The question now remains, who will break 8:00 or 9:00 first, each claiming new American records, Jager or Frerichs?
Going into the men’s 5,000m final, the race seemed poised to be a success. Though the prelims were a dramatic display of rain, crashes, and leans at the line, Bowerman’s Ryan Hill clinched an auto-qualifier spot by running 13:22.79 taking 5th in his heat. This being the 4th global championship Hill has run, his confidence going into the final was an exciting thing to behold. With an unfortunate turn of events however, Ryan came down with a viral illness before the final and under the advice of team doctors, would not compete. This left it up to Mohammed Ahmed to represent Bowerman in the 5K final, and after his 8th place finish a few days before in the 10K, Mo once again proved his fitness on the world stage. Going out strong with the lead pack, Ahmed tucked in cozily in 4th behind Rutto, Farah, and Chelimo. Ahmed kept his position more or less coming through the mile sitting in third now with Edris in front, before things got shaken up at 2K by Ethiopia’s Selemon Barega making a move. From here on out, similar to the 10K, Mohammed Ahmed had to hold to the front pack while the Ethiopians tried to break Mo Farah from the front. With dramatic moves being made each lap in the last mile, the build up to the final lap was exhilarating leaving the top six spots all within three seconds of each other.

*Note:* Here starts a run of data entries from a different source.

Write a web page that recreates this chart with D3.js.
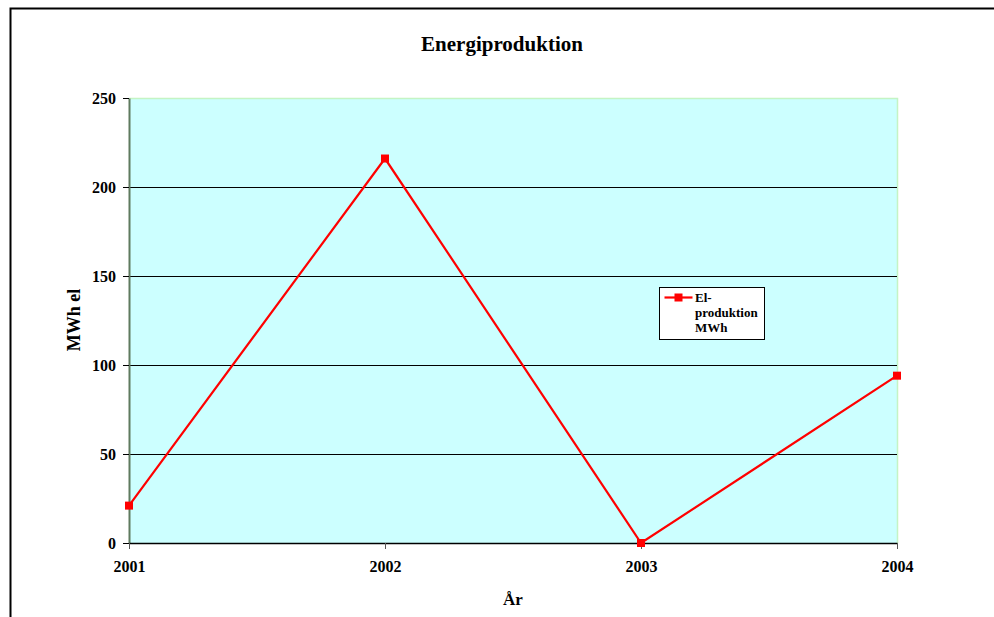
<!DOCTYPE html>
<html>
<head>
<meta charset="utf-8">
<script src="https://cdn.jsdelivr.net/npm/d3@7"></script>
<style>
  html, body { margin: 0; padding: 0; background: #ffffff; }
  svg { display: block; }
  svg text { font-family: 'Liberation Serif', 'DejaVu Serif', Times, serif !important; font-weight: bold; fill: #000; }
</style>
</head>
<body>
<svg id="chart" width="994" height="617"></svg>
<script>
// Annual electricity production
const years = ["2001", "2002", "2003", "2004"];
const elProduktion = [21, 216, 0, 94];
const yTicks = [0, 50, 100, 150, 200, 250];
const seriesName = ["El-", "produktion", "MWh"];

const svg = d3.select("#chart");
const W = 994, H = 617;
const plot = { left: 129, right: 897, top: 98, bottom: 543 };

// Outer chart frame (runs past the right and bottom edges)
svg.append("path")
  .attr("d", `M10.5,${H + 5} L10.5,8.5 L${W + 5},8.5`)
  .attr("fill", "none").attr("stroke", "#000").attr("stroke-width", 2);

const x = d3.scalePoint().domain(years).range([plot.left, plot.right]).padding(0);
const y = d3.scaleLinear().domain([0, 250]).range([plot.bottom, plot.top]);

// Plot background
svg.append("rect")
  .attr("x", plot.left).attr("y", plot.top)
  .attr("width", plot.right - plot.left).attr("height", plot.bottom - plot.top)
  .attr("fill", "#ccffff");

// Light border on top and right of the plot area
svg.append("path")
  .attr("d", `M${plot.left},${plot.top + 0.5} L${plot.right + 0.5},${plot.top + 0.5} L${plot.right + 0.5},${plot.bottom}`)
  .attr("fill", "none").attr("stroke", "#c4f4c4").attr("stroke-width", 1.5);

// Horizontal gridlines
svg.append("g").selectAll("line")
  .data(yTicks.filter(t => t > 0 && t < 250))
  .join("line")
  .attr("x1", plot.left).attr("x2", plot.right)
  .attr("y1", d => Math.round(y(d)) + 0.5).attr("y2", d => Math.round(y(d)) + 0.5)
  .attr("stroke", "#000").attr("stroke-width", 1);

// Y axis
const yAxis = svg.append("g")
  .attr("transform", `translate(${plot.left},0)`)
  .call(d3.axisLeft(y).tickValues(yTicks).tickSize(6).tickPadding(7).tickSizeOuter(0));
yAxis.attr("font-family", null);
yAxis.select(".domain").attr("stroke", "#5f7a5f").attr("stroke-width", 2);
yAxis.selectAll(".tick line").attr("stroke", "#000");
yAxis.selectAll(".tick text").attr("font-size", 16).attr("dy", "0.35em");

// X axis
const xAxis = svg.append("g")
  .attr("transform", `translate(0,${plot.bottom})`)
  .call(d3.axisBottom(x).tickSize(6).tickPadding(12).tickSizeOuter(0));
xAxis.attr("font-family", null);
xAxis.select(".domain").attr("stroke", "#000").attr("stroke-width", 1.5);
xAxis.selectAll(".tick line").attr("stroke", "#555");
xAxis.selectAll(".tick text").attr("font-size", 16);

// Series line
const line = d3.line().x((d, i) => x(years[i])).y(d => y(d));
svg.append("path")
  .datum(elProduktion)
  .attr("d", line)
  .attr("fill", "none").attr("stroke", "#ff0000").attr("stroke-width", 2.2);

// Square markers
svg.append("g").selectAll("rect")
  .data(elProduktion)
  .join("rect")
  .attr("x", (d, i) => x(years[i]) - 4).attr("y", d => y(d) - 4)
  .attr("width", 8).attr("height", 8)
  .attr("fill", "#ff0000");

// Titles
svg.append("text")
  .attr("x", 502).attr("y", 51)
  .attr("text-anchor", "middle").attr("font-size", 21)
  .text("Energiproduktion");

svg.append("text")
  .attr("x", 513).attr("y", 605)
  .attr("text-anchor", "middle").attr("font-size", 17)
  .text("År");

svg.append("text")
  .attr("transform", "translate(80,320) rotate(-90)")
  .attr("text-anchor", "middle").attr("font-size", 18)
  .text("MWh el");

// Legend
const legend = svg.append("g").attr("transform", "translate(659.5,287.5)");
legend.append("rect")
  .attr("width", 105).attr("height", 52)
  .attr("fill", "#ffffff").attr("stroke", "#000").attr("stroke-width", 1);
legend.append("line")
  .attr("x1", 5).attr("x2", 33).attr("y1", 10).attr("y2", 10)
  .attr("stroke", "#ff0000").attr("stroke-width", 2.2);
legend.append("rect")
  .attr("x", 15).attr("y", 6).attr("width", 8).attr("height", 8)
  .attr("fill", "#ff0000");
legend.append("g").selectAll("text")
  .data(seriesName)
  .join("text")
  .attr("x", 35.5).attr("y", (d, i) => 14 + i * 15)
  .attr("font-size", 13)
  .text(d => d);
</script>
</body>
</html>
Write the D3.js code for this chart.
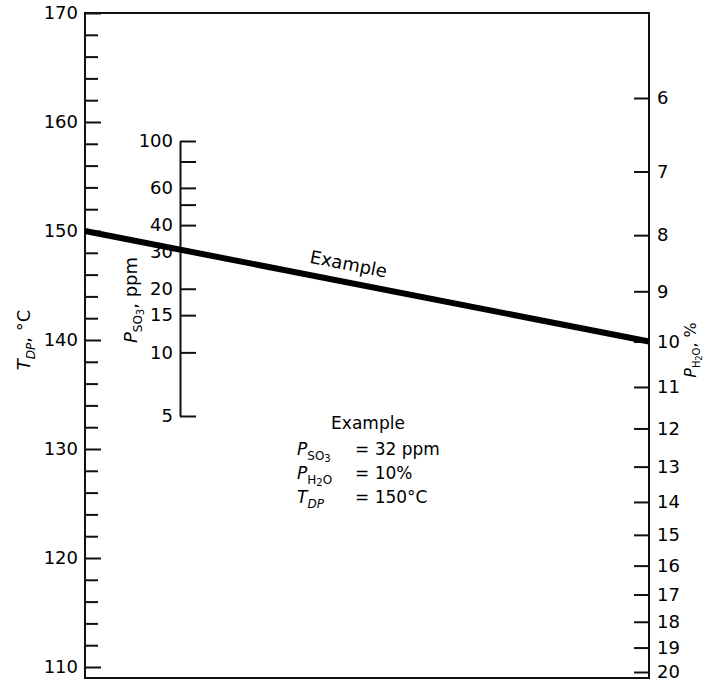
<!DOCTYPE html>
<html lang="en">
<head>
    <meta charset="UTF-8">
    <title>Acid dew point nomograph</title>
    <script src="https://d3js.org/d3.v7.min.js"></script>
    <style>
    body { margin: 0; background: #fff; }
    svg text { font-family: "DejaVu Sans", "Liberation Sans", sans-serif; fill: #000; }
    .axis path, .axis line { stroke: #111; stroke-width: 2; }
    .axis text { font-size: 18px; }
    </style>
</head>
<body>
    <div id="chart"></div>
    <script>
    // T_DP scale (deg C), labelled every 10, minor ticks every 2
    var tdpLabels = [110, 120, 130, 140, 150, 160, 170];
    var tdpMinor = [112, 114, 116, 118, 122, 124, 126, 128, 132, 134, 136, 138,
        142, 144, 146, 148, 152, 154, 156, 158, 162, 164, 166, 168];

    // P_SO3 scale (ppm)
    var so3Ticks = [5, 10, 15, 20, 30, 40, 50, 60, 80, 100];
    var so3Labels = [5, 10, 15, 20, 30, 40, 60, 100];

    // P_H2O scale (%)
    var h2oTicks = [6, 7, 8, 9, 10, 11, 12, 13, 14, 15, 16, 17, 18, 19, 20];

    // the worked example drawn on the chart
    var example = { so3: 32, h2o: 10, tdp: 150 };

    var width = 707, height = 682;
    var xL = 85, xM = 180, xR = 649, yTop = 13, yBot = 678;

    var yT = d3.scaleLinear().domain([110, 170]).range([667, 13]);
    var yS = d3.scaleLog().domain([5, 100]).range([416, 141]);
    var yH = d3.scaleLog().domain([6, 20]).range([98, 672]);

    var svg = d3.select("#chart")
        .append("svg")
        .attr("width", width)
        .attr("height", height);

    // frame
    svg.append("rect")
        .attr("x", xL).attr("y", yTop)
        .attr("width", xR - xL).attr("height", yBot - yTop)
        .attr("fill", "none")
        .attr("stroke", "#111")
        .attr("stroke-width", 2);

    // left axis: minor ticks then labelled ticks
    svg.append("g")
        .attr("class", "axis")
        .attr("transform", "translate(" + xL + ",0)")
        .call(d3.axisLeft(yT).tickValues(tdpMinor).tickSizeInner(-13).tickSizeOuter(0).tickFormat(""))
        .select(".domain").remove();

    svg.append("g")
        .attr("class", "axis")
        .attr("transform", "translate(" + xL + ",0)")
        .call(d3.axisLeft(yT).tickValues(tdpLabels).tickSizeInner(-16).tickSizeOuter(0).tickPadding(7))
        .select(".domain").remove();

    // middle axis (SO3)
    svg.append("g")
        .attr("class", "axis")
        .attr("transform", "translate(" + xM + ",0)")
        .call(d3.axisLeft(yS).tickValues(so3Ticks).tickSizeInner(-16).tickSizeOuter(0).tickPadding(7)
            .tickFormat(d => so3Labels.indexOf(d) >= 0 ? d : ""));

    // right axis (H2O)
    svg.append("g")
        .attr("class", "axis")
        .attr("transform", "translate(" + xR + ",0)")
        .call(d3.axisRight(yH).tickValues(h2oTicks).tickSizeInner(-15).tickSizeOuter(0).tickPadding(8).tickFormat(d3.format("d")))
        .select(".domain").remove();

    // example line
    var y1 = yT(example.tdp), y2 = yH(example.h2o);
    svg.append("line")
        .attr("x1", xL).attr("y1", y1)
        .attr("x2", xR).attr("y2", y2)
        .attr("stroke", "#000")
        .attr("stroke-width", 6);

    var ang = Math.atan2(y2 - y1, xR - xL) * 180 / Math.PI;
    var t = 0.461;
    svg.append("text")
        .attr("transform", "translate(" + (xL + t * (xR - xL)) + "," + (y1 + t * (y2 - y1)) + ") rotate(" + ang + ")")
        .attr("y", -12)
        .attr("text-anchor", "middle")
        .style("font-size", "18px")
        .text("Example");

    // axis titles
    var tl = svg.append("text")
        .attr("transform", "translate(30,340) rotate(-90)")
        .attr("text-anchor", "middle")
        .style("font-size", "18px");
    tl.append("tspan").style("font-style", "italic").text("T");
    tl.append("tspan").attr("dy", 5).style("font-size", "12px").style("font-style", "italic").text("DP");
    tl.append("tspan").attr("dy", -5).text(", \u00b0C");

    var tm = svg.append("text")
        .attr("transform", "translate(137,300) rotate(-90)")
        .attr("text-anchor", "middle")
        .style("font-size", "18px");
    tm.append("tspan").style("font-style", "italic").text("P");
    tm.append("tspan").attr("dy", 5).style("font-size", "12px").text("SO");
    tm.append("tspan").attr("dy", 2).style("font-size", "10px").text("3");
    tm.append("tspan").attr("dy", -7).text(", ppm");

    var tr = svg.append("text")
        .attr("transform", "translate(696,350) rotate(-90)")
        .attr("text-anchor", "middle")
        .style("font-size", "16px");
    tr.append("tspan").style("font-style", "italic").text("P");
    tr.append("tspan").attr("dy", 4).style("font-size", "10px").text("H");
    tr.append("tspan").attr("dy", 2).style("font-size", "8px").text("2");
    tr.append("tspan").attr("dy", -2).style("font-size", "10px").text("O");
    tr.append("tspan").attr("dy", -4).text(", %");

    // example box
    var box = svg.append("g").style("font-size", "17px");
    box.append("text").attr("x", 368).attr("y", 429).attr("text-anchor", "middle").text("Example");

    var l1 = box.append("text").attr("x", 297).attr("y", 455);
    l1.append("tspan").style("font-style", "italic").text("P");
    l1.append("tspan").attr("dy", 5).style("font-size", "12px").text("SO");
    l1.append("tspan").attr("dy", 2).style("font-size", "10px").text("3");
    box.append("text").attr("x", 355).attr("y", 455).text("= " + example.so3 + " ppm");

    var l2 = box.append("text").attr("x", 297).attr("y", 479);
    l2.append("tspan").style("font-style", "italic").text("P");
    l2.append("tspan").attr("dy", 5).style("font-size", "12px").text("H");
    l2.append("tspan").attr("dy", 2).style("font-size", "10px").text("2");
    l2.append("tspan").attr("dy", -2).style("font-size", "12px").text("O");
    box.append("text").attr("x", 355).attr("y", 479).text("= " + example.h2o + "%");

    var l3 = box.append("text").attr("x", 297).attr("y", 503);
    l3.append("tspan").style("font-style", "italic").text("T");
    l3.append("tspan").attr("dy", 5).style("font-size", "12px").style("font-style", "italic").text("DP");
    box.append("text").attr("x", 355).attr("y", 503).text("= " + example.tdp + "\u00b0C");
    </script>
</body>
</html>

Battling with Barega, Mohammed ended up bettering his 10K placing by two spots, taking 6th in the 5K in 13:35.43, behind Barega in 13:35.34, Kejelcha in 4th in 13:33.51, Chelimo for bronze in 13:33.3, Farah for silver in 13:33.22, and Edris for gold in 13:32.79.
After a perfectly executed prelim, Shelby Houlihan was looking to capitalize on her fitness and race fearlessly in the 5,000m final. Going out quite tactically, beginning in an 82 second lap, the race opened up to no one’s surprise when Ethiopia’s Almaz Ayana and Kenya’s Hellen Obiri began hammering off the front around 1.5K. Playing out similarly to the 10,000m final, except Ayana having company in the form of Obiri this time, two chase packs formed behind the strong move being made off the front. Houlihan tucked in with fellow Americans Molly Huddle and Shannon Rowbury. Playing it patiently, Houlihan’s hopes for the day came up a bit short with a 13th place finish in 15:06.4, right behind Huddle in 12th in 15:05.2, and Rowbury in 9th in 14:59.92. Frustrated but not put out, Houlihan voiced the sentiment of missing an opportunity to display the fitness she clearly is in after her victory at the USA Track and Field Championships. Looking to capitalize on some late racing, Houlihan will be on the track very soon to hopefully run the race she’s capable of.